JURANVILLE, 2015, LCEDL

TRINITE, Christ, Finitude, Existence

La philosophie est-elle capable, par elle-seule, de remettre en cause le système sacrificiel qui a débouché sur la condamnation de Socrate, puis à une échelle plus universelle, sur le sacrifice du Christ ? La philosophie ne peut espérer faire reconnaître son savoir par tous en raison de la finitude radicale qui subsiste, quelque soit l'émancipation qu'elle propose au nom de la raison - l'altérité et l'universalité de celle-ci n'étant que partielle. La dénonciation de l'injustice n'est jamais suffisante tant qu'elle n'émane pas de l'Autre absolu, ce qu'accomplit le "médiateur" divin en la personne du Fils. Il s'agit pour l'homme de parvenir à une autonomie réelle lui permettant d'assumer la finitude radicale, le péché même de n'en rien vouloir savoir. Maintenant pourquoi la trinité, pourquoi le Fils ? Ce n'est que dans l'imitation du Fils que l'homme peut se libérer de la faute qu'il a tendance, névrotiquement, à attribuer au Père, lui l'enfant exclu de la "scène primitive", victime du père réel. C'est ainsi que la Création du Père (cause matérielle) ne peut s'accomplir que par la Révélation du Fils (cause formelle) ; et la paternité du Père ne peut être reconnue, depuis la créature, que par la médiation du Fils, fils engendré (et certes non créé) comme Verbe à partir de la Chair du Père. Le Verbe se déploie (c'est la "cause finale", selon Schelling) par le Saint-Esprit qui procède identiquement des deux premières Personnes, qui est leur Amour parfait, et qui entraîne les hommes également dans l'Amour et la vie de l'esprit. Cette vérité trinitaire, que Schelling a rapporté aux trois causes citées, Saint-Paul l'avait résumée par la formule : « Toute chose est de lui, par lui et pour lui. » La philosophie y puise sa définition de l'existence comme identité dans la relation à l'Autre et à partir de cette relation.
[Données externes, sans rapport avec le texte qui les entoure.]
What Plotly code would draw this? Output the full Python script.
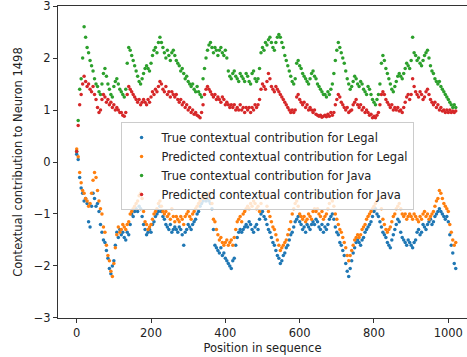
import plotly.graph_objects as go

positions = list(range(0, 1024, 4))

true_legal = [
 0.15,0.05,-0.3,-0.5,-0.6,-0.75,-0.7,-0.8,-1.15,-1.25,
 -0.85,-0.6,-0.7,-0.85,-0.8,-0.95,-1.2,-1.35,-1.5,-1.55,
 -1.7,-1.85,-2.05,-2.15,-2.0,-1.9,-1.6,-1.35,-1.45,-1.3,
 -1.4,-1.35,-1.45,-1.5,-1.35,-1.4,-1.2,-1.0,-1.05,-0.95,
 -0.9,-0.95,-0.85,-0.9,-1.05,-1.2,-1.3,-1.4,-1.35,-1.3,
 -1.35,-1.2,-1.15,-1.05,-1.0,-0.95,-0.85,-0.95,-1.05,-1.1,
 -1.2,-1.25,-1.3,-1.2,-1.35,-1.3,-1.25,-1.3,-1.35,-1.25,
 -1.3,-1.4,-1.6,-1.35,-1.3,-1.2,-1.25,-1.3,-1.2,-1.15,
 -1.1,-1.0,-0.95,-0.85,-0.8,-0.75,-0.7,-0.75,-0.7,-0.75,
 -0.8,-0.9,-1.3,-1.6,-1.65,-1.7,-1.75,-1.65,-1.8,-1.75,
 -1.85,-1.9,-1.95,-2.0,-2.05,-1.9,-1.85,-1.6,-1.45,-1.35,
 -1.3,-1.35,-1.3,-1.25,-1.2,-1.25,-1.15,-1.2,-1.3,-1.35,
 -1.25,-1.2,-1.3,-1.1,-1.0,-0.95,-1.05,-1.1,-1.2,-1.3,
 -1.35,-1.45,-1.55,-1.6,-1.7,-1.8,-1.85,-1.95,-1.9,-1.8,
 -1.75,-1.65,-1.6,-1.5,-1.4,-1.35,-1.25,-1.15,-1.1,-1.05,
 -1.15,-1.2,-1.3,-1.25,-1.35,-1.2,-1.25,-1.3,-1.2,-1.15,
 -1.2,-1.1,-1.15,-1.25,-1.3,-1.2,-1.35,-1.25,-1.3,-1.2,
 -1.1,-1.05,-1.0,-1.1,-1.25,-1.35,-1.4,-1.55,-1.6,-1.7,
 -1.8,-1.95,-2.1,-2.2,-2.05,-1.9,-1.75,-1.65,-1.55,-1.5,
 -1.55,-1.6,-1.5,-1.45,-1.35,-1.3,-1.25,-1.2,-1.15,-1.05,
 -0.95,-0.9,-1.0,-1.05,-1.15,-1.25,-1.35,-1.4,-1.45,-1.55,
 -1.6,-1.65,-1.5,-1.4,-1.3,-1.2,-1.1,-1.15,-1.35,-1.45,
 -1.5,-1.55,-1.6,-1.5,-1.55,-1.6,-1.65,-1.55,-1.5,-1.35,
 -1.3,-1.4,-1.35,-1.2,-1.25,-1.3,-1.2,-1.15,-1.1,-1.2,
 -1.15,-1.05,-1.0,-0.95,-0.9,-0.95,-1.0,-1.05,-1.1,-1.05,
 -1.15,-1.4,-1.6,-1.75,-1.95,-2.05]

pred_legal = [
 0.25,0.1,-0.2,-0.4,-0.55,-0.6,-0.7,-0.75,-0.85,-0.8,
 -0.6,-0.35,-0.2,-0.3,-0.55,-0.75,-0.9,-1.0,-1.25,-1.35,
 -1.6,-1.8,-1.9,-2.1,-2.2,-1.95,-1.65,-1.4,-1.25,-1.35,
 -1.3,-1.2,-1.25,-1.3,-1.2,-1.15,-1.0,-0.95,-0.9,-0.85,
 -0.8,-0.75,-0.65,-0.6,-0.7,-0.95,-1.15,-1.2,-1.3,-1.25,
 -1.2,-1.1,-1.0,-0.95,-0.9,-0.8,-0.75,-0.85,-0.95,-1.0,
 -0.95,-1.05,-1.0,-1.1,-0.9,-1.05,-1.15,-1.05,-1.1,-1.15,
 -1.05,-1.1,-1.2,-1.05,-1.0,-0.95,-1.05,-1.1,-1.0,-0.95,
 -0.9,-0.85,-0.8,-0.75,-0.7,-0.65,-0.7,-0.6,-0.65,-0.6,
 -0.7,-0.8,-1.1,-1.15,-1.3,-1.4,-1.5,-1.45,-1.55,-1.6,
 -1.55,-1.5,-1.6,-1.55,-1.5,-1.6,-1.45,-1.3,-1.15,-1.1,
 -1.05,-1.15,-1.0,-0.95,-0.9,-0.85,-0.9,-0.8,-0.85,-0.75,
 -0.8,-0.9,-0.85,-0.95,-0.8,-0.65,-0.6,-0.7,-0.85,-0.95,
 -1.05,-1.15,-1.25,-1.3,-1.4,-1.5,-1.6,-1.7,-1.65,-1.6,
 -1.55,-1.5,-1.4,-1.3,-1.15,-1.0,-0.9,-0.8,-0.75,-0.85,
 -1.0,-1.05,-1.1,-1.05,-1.15,-1.1,-1.0,-1.05,-1.1,-0.95,
 -0.9,-0.95,-0.9,-1.0,-1.05,-0.95,-1.1,-1.05,-1.0,-0.9,
 -0.8,-0.7,-0.75,-0.85,-1.0,-1.1,-1.2,-1.3,-1.35,-1.45,
 -1.55,-1.65,-1.8,-1.9,-1.8,-1.7,-1.6,-1.5,-1.45,-1.4,
 -1.45,-1.4,-1.3,-1.25,-1.2,-1.1,-1.05,-1.0,-0.95,-0.9,
 -0.85,-0.8,-0.75,-0.7,-0.7,-0.9,-1.1,-1.2,-1.3,-1.35,
 -1.3,-1.25,-1.15,-1.05,-1.0,-0.9,-0.85,-0.8,-0.9,-1.0,
 -1.05,-1.0,-1.1,-1.05,-1.0,-1.05,-1.1,-1.0,-1.05,-1.1,
 -1.15,-1.05,-1.1,-1.0,-0.95,-1.05,-1.0,-1.1,-1.05,-1.0,
 -0.95,-0.85,-0.75,-0.7,-0.55,-0.6,-0.7,-0.8,-0.85,-0.9,
 -0.95,-1.2,-1.35,-1.5,-1.6,-1.55]

true_java = [
 0.2,0.8,1.4,1.6,2.0,2.6,2.4,2.2,2.1,1.95,
 1.85,1.75,1.6,1.5,1.45,1.35,1.3,1.5,1.7,1.8,
 1.65,1.5,1.4,1.3,1.25,1.45,1.55,1.6,1.5,1.4,
 1.35,1.3,1.25,1.4,1.9,2.2,2.15,2.05,1.95,1.85,
 1.75,1.65,1.55,1.5,1.6,1.7,1.8,1.85,1.8,1.75,
 1.9,2.05,2.15,2.2,2.1,2.3,2.4,2.3,2.2,2.1,
 2.0,2.15,2.05,1.95,2.1,2.15,2.05,1.95,1.9,1.85,
 1.75,1.8,1.7,1.6,1.65,1.55,1.5,1.45,1.5,1.4,
 1.35,1.45,1.35,1.3,1.25,1.6,1.8,2.0,2.15,2.25,
 2.3,2.2,2.1,2.2,2.15,2.05,2.15,2.2,2.1,2.05,
 2.15,2.0,1.75,1.65,1.6,1.7,1.75,1.65,1.6,1.55,
 1.7,1.65,1.6,1.55,1.7,1.65,1.55,1.5,1.7,1.75,
 1.6,1.55,1.6,1.8,2.1,2.2,2.15,2.3,2.25,2.35,
 2.4,2.3,2.2,2.15,2.3,2.4,2.45,2.4,2.3,2.2,
 2.05,1.95,1.85,1.75,1.65,1.55,1.5,1.6,1.9,1.95,
 1.85,1.8,1.7,1.65,1.6,1.55,1.5,1.6,1.7,1.75,
 1.65,1.6,1.5,1.45,1.4,1.35,1.3,1.3,1.25,1.35,
 1.3,1.4,1.5,1.7,1.95,2.15,2.3,2.2,2.1,2.0,
 1.9,1.75,1.6,1.5,1.4,1.45,1.55,1.65,1.6,1.5,
 1.45,1.55,1.5,1.4,1.35,1.3,1.45,1.4,1.3,1.2,
 1.15,1.1,1.2,1.3,1.5,1.9,2.05,1.95,1.8,1.7,
 1.6,1.5,1.4,1.35,1.45,1.55,1.65,1.7,1.65,1.6,
 1.7,1.8,1.9,1.85,1.8,1.95,2.4,2.1,2.05,1.95,
 2.0,1.9,1.85,1.95,2.05,2.1,2.15,2.0,1.85,1.75,
 1.7,1.6,1.55,1.5,1.55,1.45,1.4,1.35,1.3,1.25,
 1.2,1.15,1.1,1.05,1.1,1.05]

pred_java = [
 0.2,0.7,1.1,1.3,1.5,1.65,1.55,1.45,1.5,1.4,
 1.35,1.45,1.3,1.2,1.05,0.95,1.0,1.2,1.3,1.25,
 1.15,1.2,1.1,1.15,1.05,1.1,1.0,1.05,1.0,0.95,
 0.95,0.9,0.88,0.95,1.3,1.45,1.4,1.35,1.3,1.25,
 1.2,1.15,1.2,1.1,1.15,1.2,1.15,1.1,1.2,1.15,
 1.25,1.35,1.3,1.4,1.35,1.45,1.55,1.5,1.4,1.35,
 1.45,1.3,1.35,1.25,1.35,1.3,1.25,1.3,1.2,1.15,
 1.2,1.1,1.15,1.05,1.1,1.0,1.05,0.95,1.0,0.92,
 0.95,0.9,0.88,0.85,0.95,1.1,1.3,1.4,1.45,1.4,
 1.35,1.3,1.25,1.3,1.2,1.25,1.2,1.15,1.25,1.2,
 1.1,1.15,1.1,1.05,1.1,1.05,1.1,1.0,1.05,1.0,
 1.1,1.0,1.05,0.95,1.05,1.0,1.05,0.95,1.05,1.0,
 1.1,1.05,1.1,1.2,1.4,1.5,1.45,1.4,1.55,1.7,
 1.6,1.45,1.4,1.35,1.45,1.4,1.35,1.3,1.25,1.2,
 1.15,1.1,1.05,1.0,0.95,1.0,0.95,1.0,1.25,1.3,
 1.2,1.15,1.1,1.15,1.05,1.1,1.0,1.05,1.0,0.95,
 1.0,0.92,0.9,0.88,0.9,0.86,0.88,0.9,0.87,0.92,
 0.88,0.95,0.9,0.95,1.1,1.2,1.3,1.25,1.15,1.1,
 1.05,1.0,1.05,0.95,0.98,1.0,1.1,1.15,1.2,1.1,
 1.05,1.1,1.0,1.05,0.95,1.0,0.95,0.9,0.92,0.85,
 0.88,0.85,0.9,0.95,1.1,1.3,1.35,1.3,1.2,1.15,
 1.1,1.05,1.1,1.0,1.05,1.0,1.05,0.98,1.0,0.95,
 1.05,1.15,1.25,1.3,1.2,1.3,1.6,1.45,1.35,1.3,
 1.25,1.35,1.3,1.2,1.25,1.35,1.4,1.3,1.2,1.15,
 1.1,1.15,1.05,1.1,1.0,1.05,0.98,1.0,0.95,1.0,
 0.95,1.0,0.95,0.98,0.95,0.98]

series_names = [
    "True contextual contribution for Legal",
    "Predicted contextual contribution for Legal",
    "True contextual contribution for Java",
    "Predicted contextual contribution for Java",
]
series_values = [true_legal, pred_legal, true_java, pred_java]
series_colors = ["#1f77b4", "#ff7f0e", "#2ca02c", "#d62728"]

x_ticks = [0, 200, 400, 600, 800, 1000]
y_ticks = [-3, -2, -1, 0, 1, 2, 3]

FONT = "DejaVu Sans"
FS = 11.5
TXT = "#222222"

fig = go.Figure()
for name, vals, col in zip(series_names, series_values, series_colors):
    fig.add_trace(go.Scatter(
        x=positions, y=vals, mode="markers", name=name,
        marker=dict(color=col, size=3.5, line=dict(width=0)),
    ))

fig.update_layout(
    width=467, height=357,
    margin=dict(l=58, r=0, t=6, b=39),
    paper_bgcolor="white", plot_bgcolor="white",
    font=dict(family=FONT, size=FS, color=TXT),
    showlegend=True,
    legend=dict(
        x=0.153, y=0.628, xanchor="left", yanchor="top",
        bgcolor="rgba(255,255,255,0.8)", bordercolor="#cccccc", borderwidth=1,
        font=dict(family=FONT, size=FS, color=TXT),
        itemsizing="trace",
    ),
    xaxis=dict(
        range=[-50.3, 1050.3], tickvals=x_ticks, ticks="outside", ticklen=4,
        tickcolor="#333333", showline=True, linecolor="#333333", linewidth=1,
        mirror=True, showgrid=False, zeroline=False,
        tickfont=dict(family=FONT, size=FS, color=TXT),
        ticklabeloverflow="allow",
        title=dict(text="Position in sequence", standoff=5,
                   font=dict(family=FONT, size=FS, color=TXT)),
        automargin=False,
    ),
    yaxis=dict(
        range=[-3.0005, 3.0005], tickvals=y_ticks, ticks="outside", ticklen=4,
        tickcolor="#333333", showline=True, linecolor="#333333", linewidth=1,
        showgrid=False, zeroline=False,
        tickfont=dict(family=FONT, size=FS, color=TXT),
        ticklabeloverflow="allow",
        title=dict(text="Contextual contribution to Neuron 1498", standoff=8,
                   font=dict(family=FONT, size=FS, color=TXT)),
        automargin=False,
    ),
)

fig.write_html("out.html")
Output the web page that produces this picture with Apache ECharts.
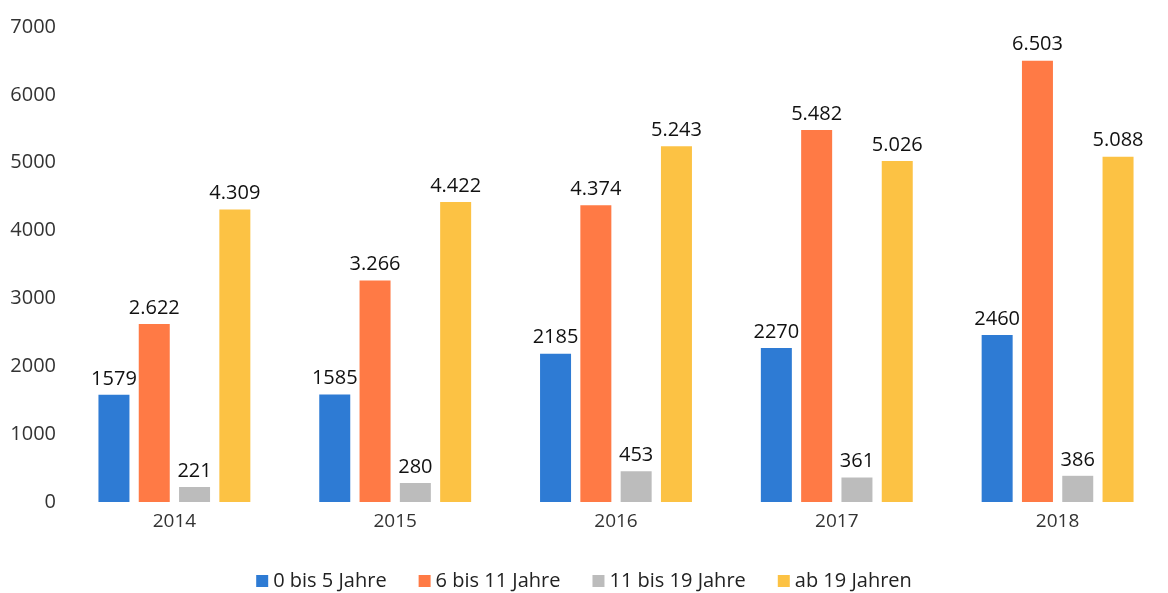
<!DOCTYPE html>
<html>
<head>
<meta charset="utf-8">
<script src="https://cdn.jsdelivr.net/npm/echarts@6/dist/echarts.min.js"></script>
<style>
    html, body {margin: 0; padding: 0; background: #fff;}
    #chart {width: 1168px; height: 593px;}
</style>
</head>
<body>
<div id="chart"></div>
<script>
var years = ['2014', '2015', '2016', '2017', '2018'];
var names = ['0 bis 5 Jahre', '6 bis 11 Jahre', '11 bis 19 Jahre', 'ab 19 Jahren'];
var colors = ['#2e7bd4', '#ff7a45', '#bcbcbc', '#fcc244'];
var age0to5 = [1579, 1585, 2185, 2270, 2460];
var age6to11 = [2622, 3266, 4374, 5482, 6503];
var age11to19 = [221, 280, 453, 361, 386];
var age19plus = [4309, 4422, 5243, 5026, 5088];
// orange and yellow labels are printed with a German thousands dot
var dotted = [false, true, false, true];
var yTicks = [0, 1000, 2000, 3000, 4000, 5000, 6000, 7000];

function draw_bars() {
    var myChart = echarts.init(document.getElementById('chart'));
    var all = [age0to5, age6to11, age11to19, age19plus];

    var series = all.map(function (vals, i) {
        return {
            name: names[i],
            type: 'bar',
            data: vals,
            barWidth: 31,
            barGap: '30%',
            itemStyle: {color: colors[i]},
            label: {
                show: true,
                position: 'top',
                distance: 6,
                fontSize: 20,
                fontFamily: 'Open Sans',
                color: '#111',
                formatter: function (p) {
                    var s = String(p.value);
                    if (dotted[i] && s.length > 3) {
                        s = s.slice(0, s.length - 3) + '.' + s.slice(s.length - 3);
                    }
                    return s;
                }
            }
        };
    });

    option = {
        animation: false,
        grid: {left: 64, top: 27, width: 1121, height: 475, containLabel: false},
        legend: {
            data: names,
            top: 566,
            left: 'center',
            icon: 'rect',
            itemWidth: 12,
            itemHeight: 12,
            itemGap: 32,
            textStyle: {fontSize: 20, fontFamily: 'Open Sans', color: '#222'}
        },
        xAxis: {
            type: 'category',
            data: years,
            axisLine: {show: false},
            axisTick: {show: false},
            axisLabel: {fontSize: 19, fontFamily: 'Open Sans', color: '#333', margin: 10}
        },
        yAxis: {
            type: 'value',
            min: yTicks[0],
            max: yTicks[yTicks.length - 1],
            interval: 1000,
            splitLine: {show: false},
            axisLine: {show: false},
            axisTick: {show: false},
            axisLabel: {
                fontSize: 20, fontFamily: 'Open Sans', color: '#333', margin: 8,
                formatter: function (v) { return String(v); }
            }
        },
        series: series
    };

    myChart.setOption(option);
}

draw_bars();
</script>
</body>
</html>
"Les hommes ne peuvent donc aller jusqu’au bout de leur libération du système sacrificiel que dans la mesure où ils entrent dans l’imitation de l’Autre absolu comme Fils, s’affrontent par amour à leur finitude radicale et l’assument heureusement. Ce qui les fait participer à la vie de cet Autre comme Esprit : l’Esprit procède du Père et du Fils et est leur amour en tant que cet amour est, en celui qui engendre et en celui qui est engendré, tout à fait identique ; l’Esprit, dit aussi Schelling, est « ce qui entraîne tout le mouvement » – cause finale. L’Autre absolu apparaît alors dans sa vérité trinitaire. Cette vérité trinitaire, la révélation chrétienne l’a proclamée. Et saint Paul l’a scellée par la formule : « Toute chose est de lui, par lui et pour lui. »  Elle correspond exactement au Dieu supposé par l’affirmation de l’existence  : car l’existence est non pas identité close, mais identité dans la relation à l’Autre et à partir de cette relation. Cette vérité trinitaire, Rosenzweig l’a rejointe, avec son ternaire de la Création, de la Révélation et de la Rédemption. Ainsi peut-on dire : dans la Rédemption, le Verbe se déploie, parmi les hommes, en dialogue universel."